- Well Done Everyone!
- Long Bay Development Update
Yes, of course our hearts fell when we saw the bulldozers come and the first cuts were made into the land as the development of the Long Bay Structure Plan began almost two years ago.
We had fought so hard to protect Area D which was where we could so plainly see the change. And we continue to feel sad for what might have been when we see the extent of the earthworks. Does this mean that we had failed? No, not at all. Take a look at the new sign erected at the entrance to Long Bay which shows what has been achieved and you may all feel very proud.
So much valuable land protected from development, and the Heritage Protection Area coming into public ownership before long. Yes, it is a case of win some, lose some, but what we won was more than just some – it was LOTS.
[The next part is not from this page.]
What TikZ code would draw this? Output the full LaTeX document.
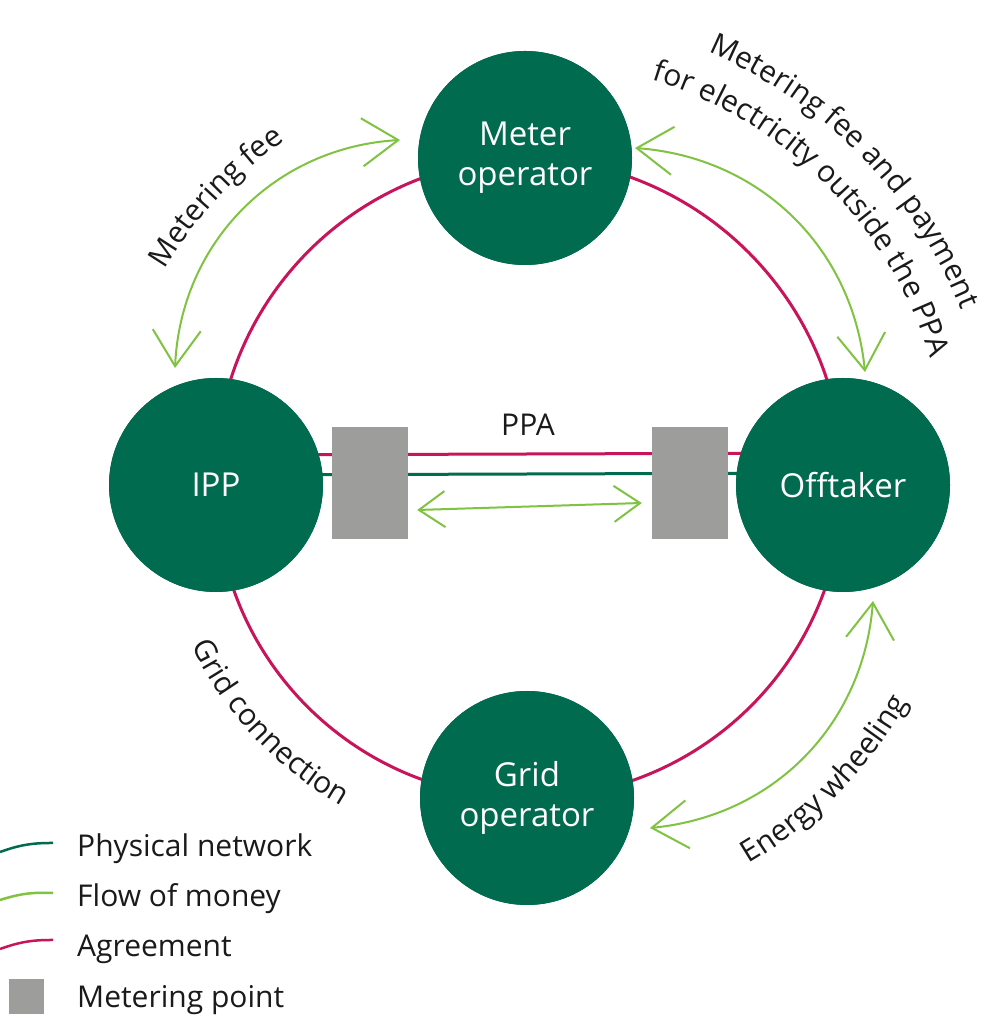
\documentclass[tikz,border=0pt]{standalone}
\usepackage{fontspec}
\setmainfont{Open Sans}
\usetikzlibrary{arrows.meta,decorations.text}
\definecolor{dkgreen}{HTML}{006B4F}
\definecolor{pinkc}{HTML}{C8145A}
\definecolor{ltgreen}{HTML}{80C342}
\definecolor{grayc}{HTML}{9D9D9C}
\definecolor{txt}{HTML}{1A1A1A}
\newcommand\lblfont{\fontsize{30}{36}\selectfont}
\begin{document}
\begin{tikzpicture}[x=1pt,y=1pt,
  actor/.style={circle, fill=dkgreen, draw=none, minimum size=214pt, inner sep=0pt,
    text=white, align=center, font=\fontsize{33}{40}\selectfont},
  meterbox/.style={fill=grayc, draw=none, minimum width=76pt, minimum height=112pt, inner sep=0pt},
  agree/.style={draw=pinkc, line width=3pt},
  phys/.style={draw=dkgreen, line width=3pt},
  money/.style={draw=ltgreen, line width=2pt},
  bighead/.style={{Straight Barb[length=36pt,width=48pt]}-{Straight Barb[length=36pt,width=48pt]}},
  smallhead/.style={{Straight Barb[length=26pt,width=36pt]}-{Straight Barb[length=26pt,width=36pt]}},
  curvetext/.style={decorate, decoration={text along path, text align=center, text color=txt}},
  legtext/.style={anchor=base west, font=\lblfont, text=txt, inner sep=0pt}
]
\useasboundingbox (0,0) rectangle (1005,1019);
\fill[white] (0,0) rectangle (1005,1019);

\coordinate (c) at (525,534);

% agreement ring and horizontal lines (behind nodes)
\path (525,861) coordinate (pmeter) (216,534) coordinate (pipp)
      (843,534) coordinate (poff) (527,221) coordinate (pgrid);
\node[actor] (meter) at (pmeter) {};
\node[actor] (ipp) at (pipp) {};
\node[actor] (off) at (poff) {};
\node[actor] (grid) at (pgrid) {};

\draw[agree] (ipp.center) to[bend left=45] (meter.center);
\draw[agree] (meter.center) to[bend left=45] (off.center);
\draw[agree] (off.center) to[bend left=45] (grid.center);
\draw[agree] (grid.center) to[bend left=45] (ipp.center);

\draw[agree] ([yshift=30pt]ipp.center) -- ([yshift=32pt]off.center);
\draw[phys] ([yshift=10pt]ipp.center) -- ([yshift=12pt]off.center);

% actors on top
\node[actor] at (meter) {Meter\\operator};
\node[actor] at (ipp) {IPP};
\node[actor] at (off) {Offtaker};
\node[actor] at (grid) {Grid\\operator};

% metering points
\node[meterbox] (mL) at (370,536) {};
\node[meterbox] (mR) at (690,536) {};

% PPA
\node[font=\lblfont, text=txt] (ppa) at (528,594) {PPA};
\draw[money, smallhead] ([shift={(9pt,-27pt)}]mL.east) -- ([shift={(-10pt,-20pt)}]mR.west);

% money flows
\coordinate (m1a) at (175,651); \coordinate (m1b) at (400,879);
\draw[money, bighead] (m1a) to[bend left=42] (m1b);
\coordinate (m2a) at (635,871); \coordinate (m2b) at (865,647);
\draw[money, bighead] (m2a) to[bend left=40] (m2b);
\coordinate (m3a) at (650,191); \coordinate (m3b) at (873,418);
\draw[money, bighead] (m3a) to[bend right=40] (m3b);

% curved labels
\path[curvetext, decoration={text={|\lblfont|Metering fee}}]
  ([shift={(155:420pt)}]c) arc[start angle=155, end angle=119, radius=420pt];
\path[curvetext, decoration={text={|\lblfont|Metering fee and payment}}]
  ([shift={(72:470pt)}]c) arc[start angle=72, end angle=17, radius=470pt];
\path[curvetext, decoration={text={|\lblfont|for electricity outside the PPA}}]
  ([shift={(80:425pt)}]c) arc[start angle=80, end angle=10, radius=425pt];
\path[curvetext, decoration={text={|\lblfont|Grid connection}}]
  ([shift={(198:370pt)}]c) arc[start angle=198, end angle=248, radius=370pt];
\path[curvetext, decoration={text={|\lblfont|Energy wheeling}}]
  ([shift={(-66:440pt)}]c) arc[start angle=-66, end angle=-23, radius=440pt];

% legend
\coordinate (l1a) at (0,167); \coordinate (l1b) at (53,176);
\coordinate (l2a) at (0,119); \coordinate (l2b) at (53,126);
\coordinate (l3a) at (0,70);  \coordinate (l3b) at (53,79);
\draw[phys, line width=2.5pt] (l1a) to[bend left=10] (l1b);
\draw[money, line width=2.5pt] (l2a) to[bend left=10] (l2b);
\draw[agree, line width=2.5pt] (l3a) to[bend left=10] (l3b);
\node[fill=grayc, minimum width=35pt, minimum height=35pt, inner sep=0pt] (lsq) at (26.5,22.5) {};
\node[legtext] (lg1) at (77,162) {Physical network};
\node[legtext] (lg2) at (77,112) {Flow of money};
\node[legtext] (lg3) at (77,62) {Agreement};
\node[legtext] (lg4) at (77,12) {Metering point};
\end{tikzpicture}
\end{document}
To save such valuable pieces of land with their majestic views over the waters and islands of the Hauraki Gulf is a magnificent legacy for future generations. Yes, you may feel proud indeed.
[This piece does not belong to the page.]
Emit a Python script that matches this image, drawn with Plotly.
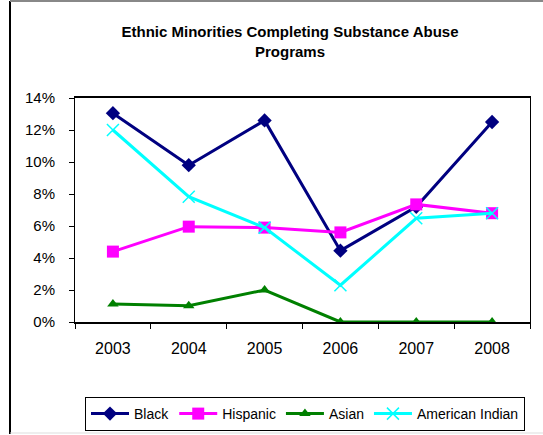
import plotly.graph_objects as go

years = ["2003", "2004", "2005", "2006", "2007", "2008"]
black = [0.1305, 0.098, 0.126, 0.0446, 0.072, 0.125]
hispanic = [0.044, 0.0596, 0.059, 0.056, 0.0735, 0.068]
asian = [0.0112, 0.0102, 0.020, 0.0, 0.0, 0.0]
american_indian = [0.120, 0.0783, 0.059, 0.023, 0.0648, 0.068]

fig = go.Figure()
fig.add_trace(go.Scatter(x=years, y=black, name="Black", mode="lines+markers",
                         line=dict(color="#000080", width=3),
                         marker=dict(symbol="diamond", size=11, color="#000080")))
fig.add_trace(go.Scatter(x=years, y=hispanic, name="Hispanic", mode="lines+markers",
                         line=dict(color="#FF00FF", width=3),
                         marker=dict(symbol="square", size=12, color="#FF00FF")))
fig.add_trace(go.Scatter(x=years, y=asian, name="Asian", mode="lines+markers",
                         line=dict(color="#008000", width=3),
                         marker=dict(symbol="triangle-up", size=10, color="#008000")))
fig.add_trace(go.Scatter(x=years, y=american_indian, name="American Indian", mode="lines+markers",
                         line=dict(color="#00FFFF", width=3),
                         marker=dict(symbol="x-thin", size=12,
                                     line=dict(color="#00FFFF", width=1.5), color="#00FFFF")))

L, R, T, B = 75, 13, 98, 113
W, H = 543, 435
pw, ph = W - L - R, H - T - B

def px(x):
    return (x - L) / pw

def py(y):
    return (H - B - y) / ph

shapes = [
    dict(type="line", xref="paper", yref="paper", x0=px(10), x1=px(10), y0=py(1), y1=py(434),
         line=dict(color="black", width=2)),
    dict(type="line", xref="paper", yref="paper", x0=px(10), x1=px(543), y0=py(1), y1=py(1),
         line=dict(color="#888888", width=2)),
    dict(type="line", xref="paper", yref="paper", x0=px(10), x1=px(543), y0=py(433), y1=py(433),
         line=dict(color="#DDDDDD", width=1)),
]

fig.update_layout(
    width=W, height=H,
    margin=dict(l=L, r=R, t=T, b=B, autoexpand=False),
    paper_bgcolor="white", plot_bgcolor="white",
    font=dict(family="Arial, Liberation Sans, sans-serif", size=14, color="black"),
    title=dict(text="<b>Ethnic Minorities Completing Substance Abuse<br>Programs</b>",
               x=290 / W, xref="container", xanchor="center",
               y=1 - 37 / H, yref="container", yanchor="top",
               font=dict(size=15)),
    showlegend=True,
    legend=dict(orientation="h", x=305 / W, xref="container", xanchor="center",
                y=1 - 397 / H, yref="container", yanchor="top",
                bordercolor="black", borderwidth=1, font=dict(size=14),
                itemwidth=38, tracegroupgap=0),
    shapes=shapes,
    xaxis=dict(type="category", range=[-0.5, 5.5], showline=True, linecolor="black",
               linewidth=2, mirror=True,
               ticks="outside", tickson="boundaries", ticklen=5, tickcolor="black",
               showgrid=False, tickfont=dict(size=16), ticklabelstandoff=11),
    yaxis=dict(range=[0, 0.14], dtick=0.02, tickformat=".0%", showline=True,
               linecolor="black", linewidth=1, mirror=True, ticks="outside", ticklen=5,
               tickcolor="black", showgrid=False, zeroline=False, tickfont=dict(size=15),
               ticklabelstandoff=11),
)

fig.write_html("out.html", post_script="document.body.style.margin='0';",
               config={"displayModeBar": False})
With the development underway, the Society has been taking an active role as watchdog for our precious waters. Bernard Stanley, assisted by Society member Ross Garrett, has been montinuing our monitoring of the turbidity of the Awaruku Stream above and below the development as a means of determining the level of discharge of sediment to the Marine Reserve which laps our glorious Long Bay beach. We are also participating in protracted deliberations on the formation of the Long Bay Structure Plan Monitoring Group commissioned by the
Auckland Council. The role of community groups such as ours has yet to be decided. We also attend stakeholders meetings facilitated by Todd Property Group at which we can be informed about the development and express any of our concerns. ‘Stakeholders’ include representation from the Auckland Council, senior staff and councillors, the Hibiscus and Bays Local Board, Long Bay Regional Park staff, East Coast Bays Coastal Protection Society and of course Todd Property and ourselves.
The Society made a presentation to the Auckland Council Environment and Sustainability Forum in July. We focused on our concerns about inadequate monitoring of run-off from the development and management of catchment systems.
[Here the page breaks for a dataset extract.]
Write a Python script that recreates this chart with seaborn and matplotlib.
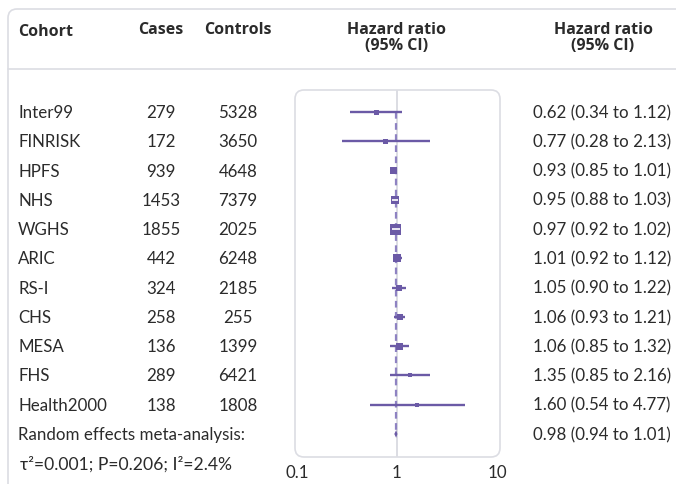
import matplotlib
matplotlib.use("Agg")
import matplotlib.pyplot as plt
import matplotlib.patches as mpatches
import matplotlib.transforms as mtransforms
import seaborn as sns

# data
cohorts = ["Inter99", "FINRISK", "HPFS", "NHS", "WGHS", "ARIC", "RS-I",
           "CHS", "MESA", "FHS", "Health2000"]
cases = [279, 172, 939, 1453, 1855, 442, 324, 258, 136, 289, 138]
controls = [5328, 3650, 4648, 7379, 2025, 6248, 2185, 255, 1399, 6421, 1808]
hr = [0.62, 0.77, 0.93, 0.95, 0.97, 1.01, 1.05, 1.06, 1.06, 1.35, 1.60]
lo = [0.34, 0.28, 0.85, 0.88, 0.92, 0.92, 0.90, 0.93, 0.85, 0.85, 0.54]
hi = [1.12, 2.13, 1.01, 1.03, 1.02, 1.12, 1.22, 1.21, 1.32, 2.16, 4.77]
# square size (px side) ~ study weight
weight = [5, 5, 7, 8, 11, 8, 6, 6, 7, 4, 4]
meta_hr, meta_lo, meta_hi = 0.98, 0.94, 1.01
meta_label = "Random effects meta-analysis:"
meta_stats = "\u03c4\u00b2=0.001; P=0.206; I\u00b2=2.4%"
striped = ["NHS", "WGHS"]

PURPLE = "#6b5aa6"
DASH = "#8e82c2"
GRID = "#dcdde3"
TXT = "#2b2b2b"

sns.set_theme(style="white")
plt.rcParams['font.family'] = ['Lato', 'DejaVu Sans']
plt.rcParams['text.color'] = TXT

W, H = 676, 485
fig = plt.figure(figsize=(W / 100, H / 100), dpi=100)
fig.patch.set_facecolor("white")

# forest panel
ax = fig.add_axes([297 / W, (H - 458) / H, 200 / W, 367 / H])
ax.set_xscale("log")
ax.set_xlim(0.1, 10)
ax.set_ylim(11.786, -0.7516)
for s in ax.spines.values():
    s.set_visible(False)
ax.set_facecolor("none")
ax.set_yticks([])
ax.set_xticks([0.1, 1, 10])
ax.set_xticklabels(["0.1", "1", "10"])
ax.minorticks_off()
ax.tick_params(axis="x", length=0, pad=5, labelsize=12.2, colors=TXT)

rows = list(range(len(cohorts)))
meta_row = len(cohorts)

ax.axvline(1, color=GRID, lw=1.4, zorder=0)
ax.vlines(meta_hr, 0, meta_row, color=DASH, lw=1.6, linestyles=(0, (3, 2)), zorder=1)
ax.hlines(rows, lo, hi, color=PURPLE, lw=1.7, zorder=2)
sizes = [(w / 1.389) ** 2 for w in weight]
sns.scatterplot(x=hr, y=rows, s=sizes, marker="s", color=PURPLE, linewidth=0,
                legend=False, ax=ax, zorder=3)
for i, c in enumerate(cohorts):
    if c in striped:
        ax.plot(hr[i], i, marker="_", ms=weight[i] * 0.7 / 1.389, mew=1.2,
                color="white", zorder=4)
ax.fill([meta_lo, meta_hr, meta_hi, meta_hr],
        [meta_row, meta_row - 0.13, meta_row, meta_row + 0.13],
        color=PURPLE, lw=0, zorder=3)

# boxes and separators
fig.add_artist(mpatches.FancyBboxPatch(
    (2.95, (H - 458) / 100), 2.05, 3.67,
    boxstyle="round,pad=0,rounding_size=0.09", transform=fig.dpi_scale_trans,
    facecolor="none", edgecolor=GRID, lw=1.2, zorder=0))
fig.add_artist(mpatches.FancyBboxPatch(
    (0.08, -0.15), 6.9, 4.9,
    boxstyle="round,pad=0,rounding_size=0.09", transform=fig.dpi_scale_trans,
    facecolor="none", edgecolor=GRID, lw=1.2))
fig.add_artist(plt.Line2D([8 / W, 1], [1 - 70 / H, 1 - 70 / H],
                          transform=fig.transFigure, color=GRID, lw=1.2))

# header
hdr = dict(fontsize=11.5, fontweight="bold", color=TXT,
           family=["Open Sans", "DejaVu Sans"])
fig.text(18 / W, 1 - 31.5 / H, "Cohort", ha="left", va="center", **hdr)
fig.text(161 / W, 1 - 30.5 / H, "Cases", ha="center", va="center", **hdr)
fig.text(238 / W, 1 - 30.5 / H, "Controls", ha="center", va="center", **hdr)
for xc in (397, 603):
    fig.text(xc / W, 1 - 22.5 / H, "Hazard ratio\n(95% CI)", ha="center",
             va="top", linespacing=0.95, multialignment="center", **hdr)

# table columns
tr = mtransforms.blended_transform_factory(fig.transFigure, ax.transData)
body = dict(fontsize=12.2, va="center", color=TXT, transform=tr, clip_on=False)
for i, c in enumerate(cohorts):
    ax.text(18 / W, i, c, ha="left", **body)
    ax.text(161 / W, i, str(cases[i]), ha="center", **body)
    ax.text(238 / W, i, str(controls[i]), ha="center", **body)
    ax.text(533 / W, i, f"{hr[i]:.2f} ({lo[i]:.2f} to {hi[i]:.2f})", ha="left", **body)
ax.text(18 / W, meta_row, meta_label, ha="left", **body)
ax.text(20 / W, meta_row + 1, meta_stats, ha="left", fontsize=12.6,
        va="center", color=TXT, transform=tr, clip_on=False)
ax.text(533 / W, meta_row, f"{meta_hr:.2f} ({meta_lo:.2f} to {meta_hi:.2f})",
        ha="left", **body)

fig.savefig("out.png", dpi=100)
We also petitioned that future resource consent applications for the development be notified. Our presentation appeared to be warmly received, and many questions were asked afterwards, but we have not had any further feedback since. A copy of the presentation is on the website.
Although it was harder to sell tickets to our last movie Oranges and Sunshine as some thought it might have been gloomy, we had a full house and from the feedback I received, almost all found it an uplifting true story. We look forward to this popular fundraising event next year. Thank you once again for sponsors of spot prizes: the Bridgeway Theatre, Sausalito Café and our anonymous donor of the bottle of wine.
Our general meeting this month will be the last for the year. We urge all interested to come, and to partake in an early festive supper afterwards.
I once again thank you for your ongoing generous support. Our job as you can see is still continuing, and we are about to go into discussion with the Auckland Council
about the original vision of a 1000 Acres Great Park. You may recall that the Auckland Regional Council had asked for our support for developing a Crimson Walkway linking Piripiri Point at the northern end of Long Bay to the Haigh’s Access walkway on the northern side of the Okura Estuary as part of Te Araroa national walkway. So we look forward to your continued support next year with new exciting ventures.
As this will be the last newsletter for the year, may you all have a lovely Christmas, and I wish you all well for the New Year.
Long Bay Development Update
During the winter earthworks shutdown activity on the Long Bay site was largely confined to reforming the Beach Road junction and first section of the extension into the development. This has now been completed with sealing and new footpaths on both sides. Normal traffic flows to Long Bay have been restored.
Earthworks on the Awaruku Ridge recommenced at the beginning of September per kind favour of a one month early dispensation from the Auckland Council because of favourable site and weather conditions. Activity has been concentrated on completion of Stage I development on the southern flank of the Ridge though resource consent has been granted by Council for State II encompassing the top of the Ridge and the northern slope, again under non notification and thus preventing input from interested and affected parties such as our Society.
The iconic group of pine trees gracing the skyline adjacent to Long Bay College providing a spectacular landmark over a wide area of the region has been felled despite our having lodged an application for inclusion in the Schedule of Notable Trees programme initiated by the North Shore City Council prior to its amalgamation with assurances that due process would be followed of arborist examination and public hearing. The skyline looks very barren and the College exposed without this prominent feature which many found very beautiful. It will be a very long time before any planting as part of the development reaches effective size to replace it.
We are continuing our turbidity monitoring of the Awaruku Stream above and below the development with interesting results. This will be presented to the Auckland Council Environment and Sustainability Forum shortly in support of our efforts to minimize fine silt discharge into the Marine Reserve with possible damaging consequences for the filter feeders at the bottom of the food chain.